With the Half Order Fried Rice project, a series of short videos were planned and some have been executed. I could talk about how it’s tough to pull non-professional actors into a non-paying project and how there’s a good chance that someone/anyone might not show up on a given day. And that’d be true. It’s also a near-given that I’ll foul up the situation once everyone’s on-site. To wit: two, recent shoots with the microphone turned off. Classic. This is a microphone, incidentally, that cost $100, or the exact trade-in value of a camera once bought at a big box’s going-out-of-business sale, before going essentially unused. (It, too, was supposed to be an answer.) The mic, when turned on, sounds like a $100 mic. Which is to say, kinda crappy.

So there’re poor-sounding videos upcoming. Now you know.

But the Flip! This product’s the one worth scorn. At PrideFest a week back, I met with Ben Phelps, a member of the Westboro Baptist Church. We spoke for four-minutes, with my rolling a borrowed Flip cam, as mine had developed a major battery leak of some sort in the week prior. Getting home, I spot-checked the video, which was there and possessing both video and audio. Progress! But the Flipshare software suggested an upgrade, which began to run… and which then deleted everything on the camera, including the Phelps video and my borrowee’s recent footage from Haiti. Ouch!

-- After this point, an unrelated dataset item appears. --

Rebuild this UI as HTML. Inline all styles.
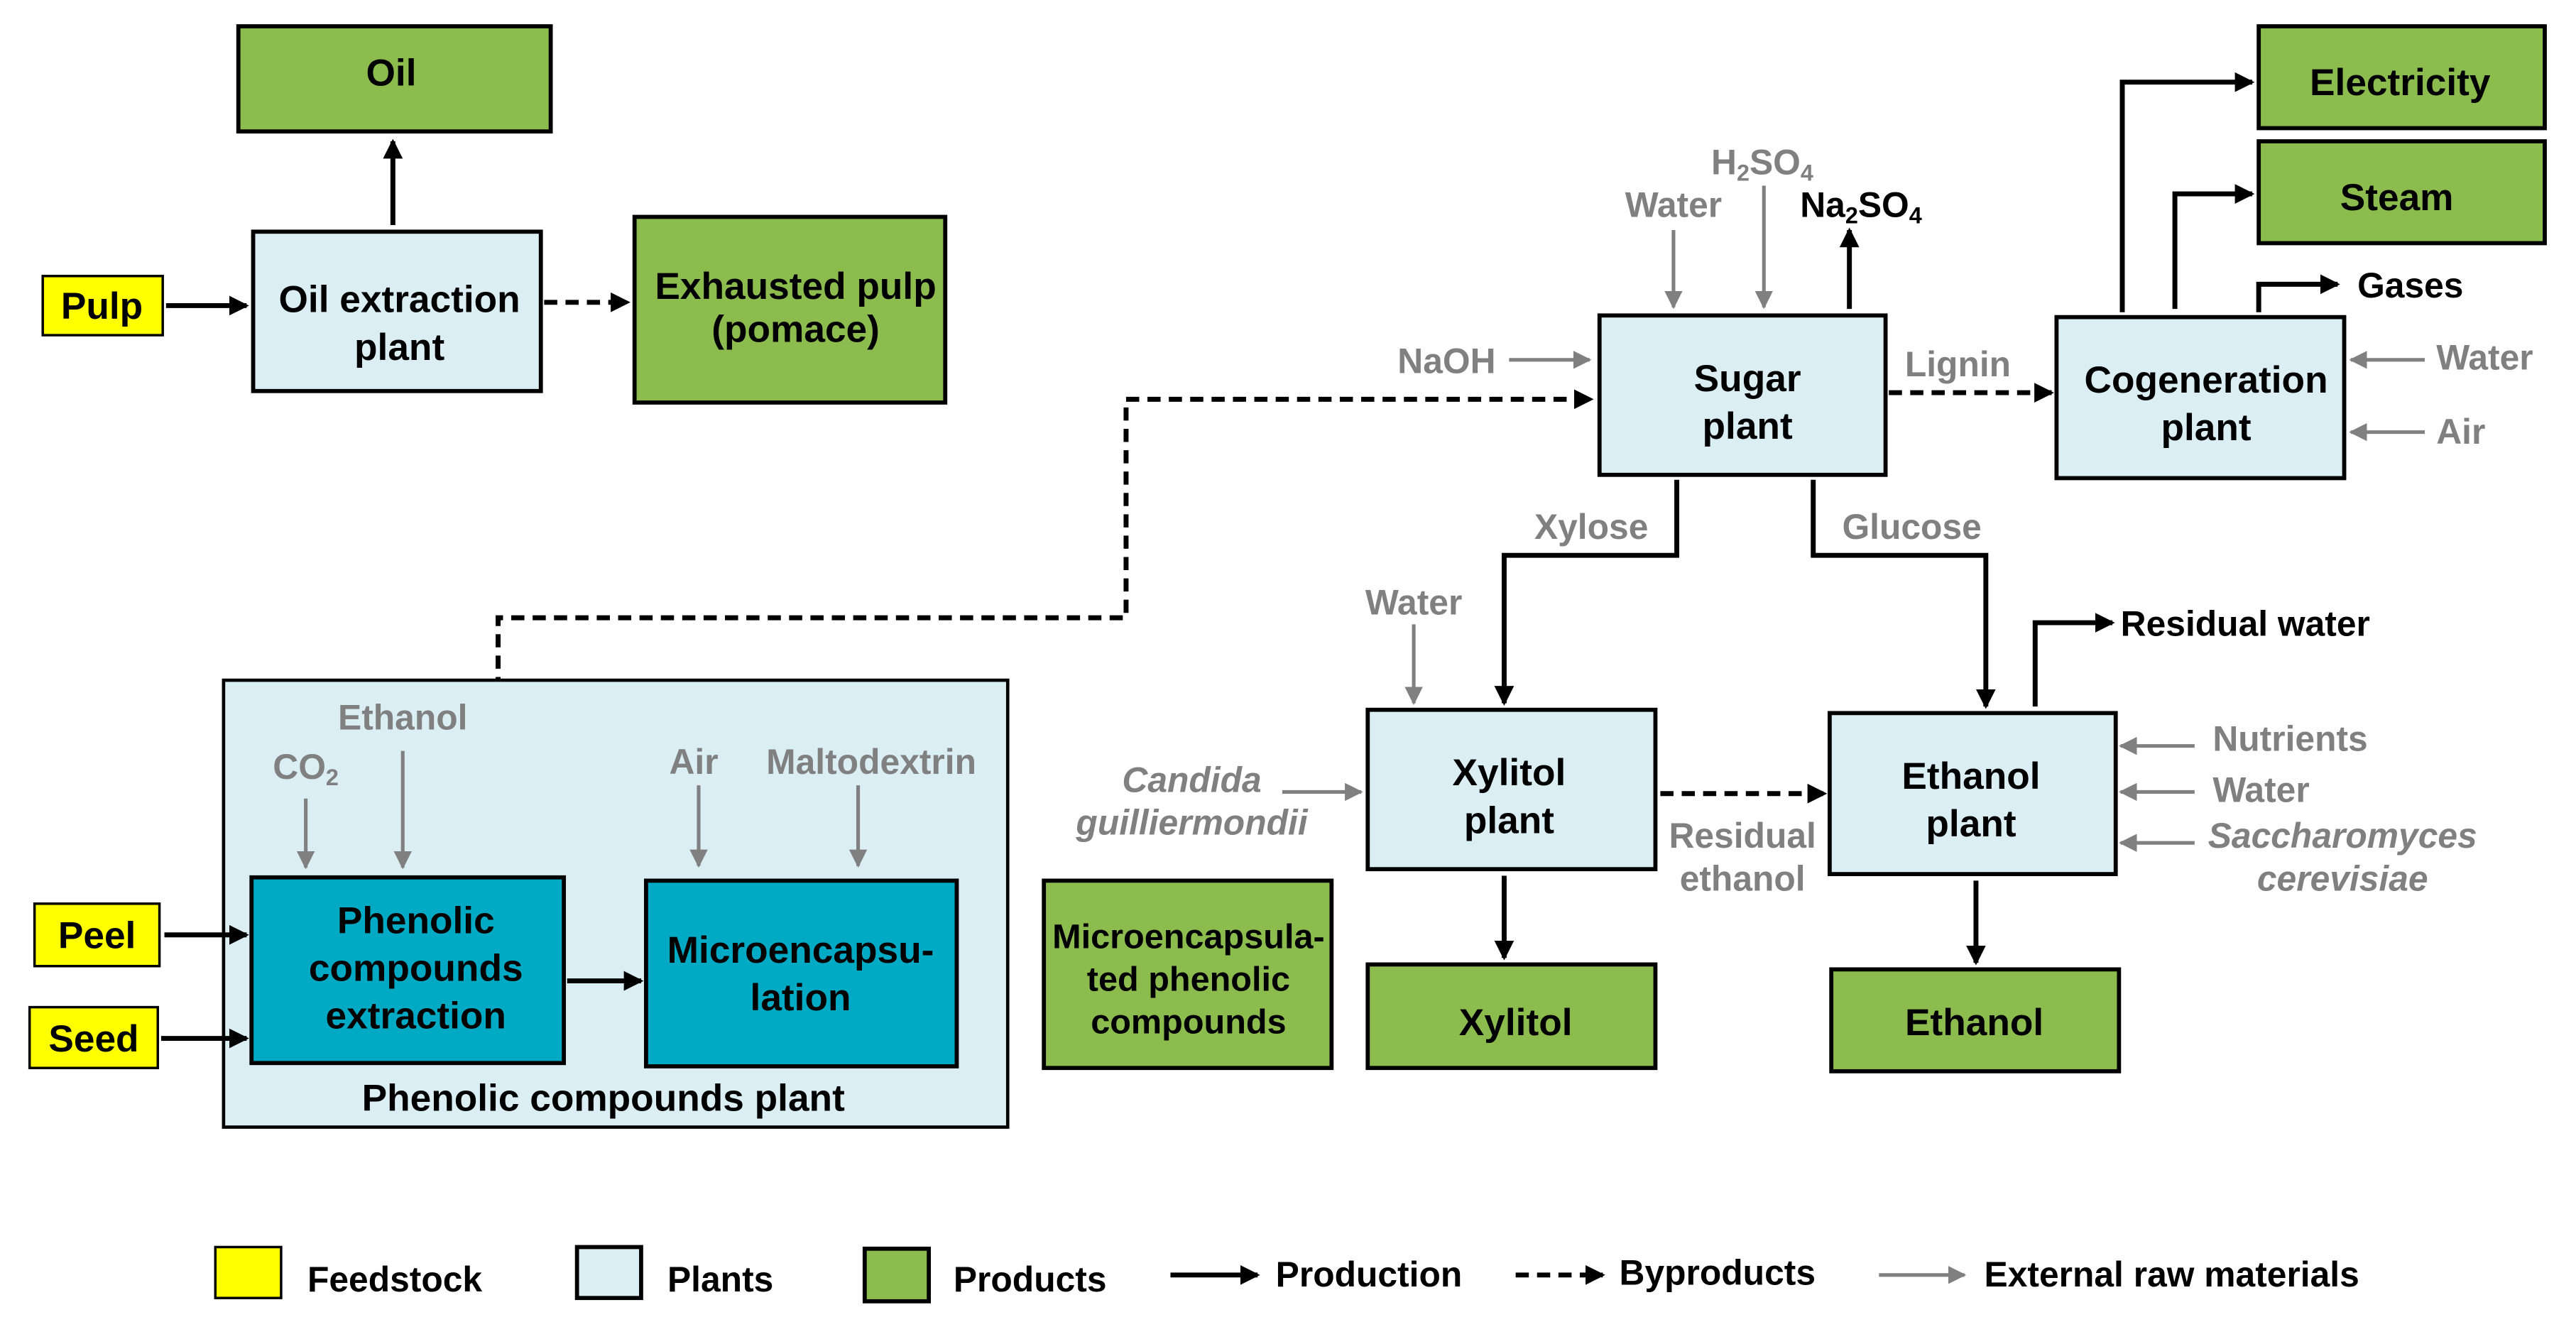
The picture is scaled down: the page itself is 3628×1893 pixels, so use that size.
<!DOCTYPE html>
<html><head><meta charset="utf-8"><style>
html,body{margin:0;padding:0;background:#fff;}
svg{display:block;}
text{font-family:"Liberation Sans",Arial,sans-serif;font-weight:bold;}
.b{font-size:23px;fill:#000;text-anchor:middle;}
.g{font-size:21.5px;fill:#808080;text-anchor:middle;}
.gs{font-size:21.5px;fill:#808080;text-anchor:start;}
.k{font-size:21.5px;fill:#000;}
.i{font-style:italic;}
.pl{fill:#DAEEF3;stroke:#000;stroke-width:2.5;}
.pr{fill:#8CBB4E;stroke:#000;stroke-width:2.5;}
.fs{fill:#FFFF00;stroke:#000;stroke-width:1.5;}
.tl{fill:#00AAC4;stroke:#000;stroke-width:2.5;}
.a{stroke:#000;stroke-width:3;fill:none;marker-end:url(#ab);}
.d{stroke:#000;stroke-width:3;fill:none;stroke-dasharray:8,5;marker-end:url(#ab);}
.x{stroke:#808080;stroke-width:2.2;fill:none;marker-end:url(#ag);}
</style></head><body>
<svg width="3628" height="1893" viewBox="0 0 1567 818" preserveAspectRatio="none" xmlns="http://www.w3.org/2000/svg">
<defs>
<marker id="ab" markerWidth="4" markerHeight="4" refX="3.5" refY="2" orient="auto" markerUnits="strokeWidth"><path d="M0,0 L4,2 L0,4z" fill="#000"/></marker>
<marker id="ag" markerWidth="5" markerHeight="5" refX="4.5" refY="2.5" orient="auto" markerUnits="strokeWidth"><path d="M0,0 L5,2.5 L0,5z" fill="#808080"/></marker>
</defs>
<rect width="1567" height="818" fill="#fff"/>

<rect class="pr" x="145" y="16" width="190" height="64"/><text class="b" x="238" y="52">Oil</text>
<rect class="pl" x="154" y="141" width="175" height="97"/><text class="b" x="243" y="190">Oil extraction</text><text class="b" x="243" y="219">plant</text>
<rect class="pr" x="386" y="132" width="189" height="113"/><text class="b" x="484" y="182">Exhausted pulp</text><text class="b" x="484" y="208">(pomace)</text>
<rect class="fs" x="26" y="168" width="73" height="36"/><text class="b" x="62" y="194">Pulp</text>
<path class="a" d="M101,186 H150"/>
<path class="a" d="M239,137 V86"/>
<path class="d" d="M331,184 H382"/>

<rect class="pl" x="973" y="192" width="174" height="97"/><text class="b" x="1063" y="238">Sugar</text><text class="b" x="1063" y="267">plant</text>
<path class="d" d="M303,524 V376 H685 V243 H968"/>
<path class="x" d="M918,219 H967"/><text class="g" x="880" y="227">NaOH</text>
<path class="x" d="M1018,140 V187"/><text class="g" x="1018" y="132">Water</text>
<path class="x" d="M1073,113 V187"/><text class="g" x="1072" y="106">H<tspan font-size="14" dy="4">2</tspan><tspan dy="-4">SO</tspan><tspan font-size="14" dy="4">4</tspan></text>
<path class="a" d="M1125,188 V140"/><text class="k" x="1095" y="132">Na<tspan font-size="14" dy="4">2</tspan><tspan dy="-4">SO</tspan><tspan font-size="14" dy="4">4</tspan></text>
<path class="d" d="M1149,239 H1248"/><text class="g" x="1191" y="229">Lignin</text>

<rect class="pl" x="1251" y="193" width="175" height="98"/><text class="b" x="1342" y="239">Cogeneration</text><text class="b" x="1342" y="268">plant</text>
<rect class="pr" x="1374" y="16" width="174" height="62"/><text class="b" x="1460" y="58">Electricity</text>
<rect class="pr" x="1374" y="86" width="174" height="62"/><text class="b" x="1458" y="128">Steam</text>
<path class="a" d="M1291,190 V50 H1370"/>
<path class="a" d="M1323,188 V118 H1370"/>
<path class="a" d="M1374,190 V173 H1422"/><text class="k" x="1434" y="181">Gases</text>
<path class="x" d="M1475,219 H1430"/><text class="gs" x="1482" y="225">Water</text>
<path class="x" d="M1475,263 H1430"/><text class="gs" x="1482" y="270">Air</text>

<path class="a" d="M1020,292 V338 H915 V428"/><text class="g" x="968" y="328">Xylose</text>
<path class="a" d="M1103,292 V338 H1208 V430"/><text class="g" x="1163" y="328">Glucose</text>
<rect class="pl" x="832" y="432" width="175" height="97"/><text class="b" x="918" y="478">Xylitol</text><text class="b" x="918" y="507">plant</text>
<rect class="pr" x="832" y="587" width="175" height="63"/><text class="b" x="922" y="630">Xylitol</text>
<path class="x" d="M860,380 V428"/><text class="g" x="860" y="374">Water</text>
<path class="x" d="M780,482 H828"/><text class="g i" x="725" y="482">Candida</text><text class="g i" x="725" y="508">guilliermondii</text>
<path class="d" d="M1010,483 H1110"/><text class="g" x="1060" y="516">Residual</text><text class="g" x="1060" y="542">ethanol</text>
<path class="a" d="M915,533 V583"/>
<rect class="pl" x="1113" y="434" width="174" height="98"/><text class="b" x="1199" y="480">Ethanol</text><text class="b" x="1199" y="509">plant</text>
<rect class="pr" x="1114" y="590" width="175" height="62"/><text class="b" x="1201" y="630">Ethanol</text>
<path class="a" d="M1202,536 V586"/>
<path class="a" d="M1238,430 V379 H1285"/><text class="k" x="1290" y="387">Residual water</text>
<path class="x" d="M1335,454 H1290"/><text class="gs" x="1346" y="457">Nutrients</text>
<path class="x" d="M1335,482 H1290"/><text class="gs" x="1346" y="488">Water</text>
<path class="x" d="M1335,513 H1290"/><text class="g i" x="1425" y="516">Saccharomyces</text><text class="g i" x="1425" y="542">cerevisiae</text>

<rect x="136" y="414" width="477" height="272" fill="#DAEEF3" stroke="#000" stroke-width="2"/>
<rect class="tl" x="153" y="534" width="190" height="113"/><text class="b" x="253" y="568">Phenolic</text><text class="b" x="253" y="597">compounds</text><text class="b" x="253" y="626">extraction</text>
<rect class="tl" x="393" y="536" width="189" height="113"/><text class="b" x="487" y="586">Microencapsu-</text><text class="b" x="487" y="615">lation</text>
<text class="b" x="367" y="676">Phenolic compounds  plant</text>
<path class="x" d="M186,486 V528"/><text class="g" x="186" y="474">CO<tspan font-size="14" dy="4">2</tspan></text>
<path class="x" d="M245,457 V528"/><text class="g" x="245" y="444">Ethanol</text>
<path class="x" d="M425,478 V527"/><text class="g" x="422" y="471">Air</text>
<path class="x" d="M522,478 V527"/><text class="g" x="530" y="471">Maltodextrin</text>
<rect class="fs" x="21" y="550" width="76" height="38"/><text class="b" x="59" y="577">Peel</text>
<rect class="fs" x="18" y="613" width="78" height="37"/><text class="b" x="57" y="640">Seed</text>
<path class="a" d="M100,569 H150"/>
<path class="a" d="M98,632 H150"/>
<path class="a" d="M345,597 H390"/>
<rect class="pr" x="635" y="536" width="175" height="114"/><text class="b" x="723" y="577" style="font-size:21px">Microencapsula-</text><text class="b" x="723" y="603" style="font-size:21px">ted phenolic</text><text class="b" x="723" y="629" style="font-size:21px">compounds</text>

<rect class="fs" x="131" y="759" width="40" height="31"/><text class="k" x="187" y="786">Feedstock</text>
<rect class="pl" x="351" y="759" width="39" height="31" stroke-width="2"/><text class="k" x="406" y="786">Plants</text>
<rect class="pr" x="526" y="760" width="39" height="32" stroke-width="2"/><text class="k" x="580" y="786">Products</text>
<path class="a" d="M712,776 H765"/><text class="k" x="776" y="783">Production</text>
<path class="d" d="M922,776 H975"/><text class="k" x="985" y="782">Byproducts</text>
<path class="x" d="M1143,776 H1195"/><text class="k" x="1207" y="783">External raw materials</text>
</svg>
</body></html>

A consistent theme in my collegiate classes is that students need to become familiar with (if not completely competent in) all forms of media that might tie-into their primary skill. And journalism these days is apparently incomplete without “a full complement of robust visual information,” or some such BS, ala photos, videos, podcasts the now-passe slide-show, etc. All of them, of course, easily integrated into all formats and platforms of social media.

Recreation of self is painful and awkward enough, even without the machines turning against you. When they do, what’s left to do, but… take to the machines and complain?